Republicans do not have a monopoly on high DAQ’s. Democratic Illinois Governor Rod Blagojevich has vetoed funds to schools because he sees funding as “pork.” On the other hand, he continues to live in Chicago and spend about $5000 every time he goes to the capital in Springfield, at least once a week. No irony there. I’d drive him for half that and not bill for mileage. Blagojevich is also suing Democratic Leader of the Illinois House Mike Madigan for not calling a special session of the Legislature when Blagojevich called for one. Each is playing Mine Is Bigger (and we all know that guys who play that are really smaller) in lieu of looking after the best interests of the citizens of the state of Illinois. I grant both of them genius level DAQ’s.

Locally, one of the councilmen in the village I live in has suggested that because end of summer teen crime activity has increased, both the Police Department and the Fire Department need better oversight.
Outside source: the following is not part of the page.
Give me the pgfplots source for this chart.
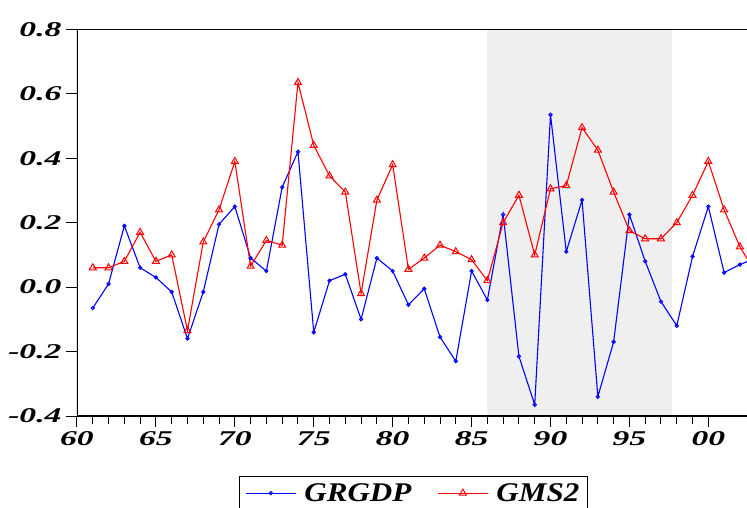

He’s just the man to do it. The fact that he is a police detective in a neighboring suburb gives him, apparently, the expertise. To say nothing of the power he could wield. He doesn’t have a DAQ as high as genius, but I bet it’s at least 135. The village president reminded the councilman that oversight already lies in the village manager’s duties. Village President: low DAQ, high CSQ, common sense quotient.

I suggest a modest list of ordinary people with high DAQ’s:

People whose reflexes, vision and hearing are shot because of substance abuse, alcohol, illness, fatigue, or old age, but who continue to drive. Causing accidents, even if the drivers aren’t involved in them, is unconscionable.

People who stand in check-out lines and then act surprised when they don’t have enough cash, or who paw through their wallets looking for a credit card when they could/should have had it ready. High DAQ’s.

Service people who overbook, and that includes but is not limited to medical personnel, hair cutters, cable repairpersons, nail techs, and airlines. My time, and that of patients and customers, is just as valuable as theirs.

I’m sure you can add to the list, and I invite you to click comments and do just that. My thanks to Shannon for sparking this piece. And I ask that readers grant me the grace to keep me believing my DAQ is an average 100 - or below.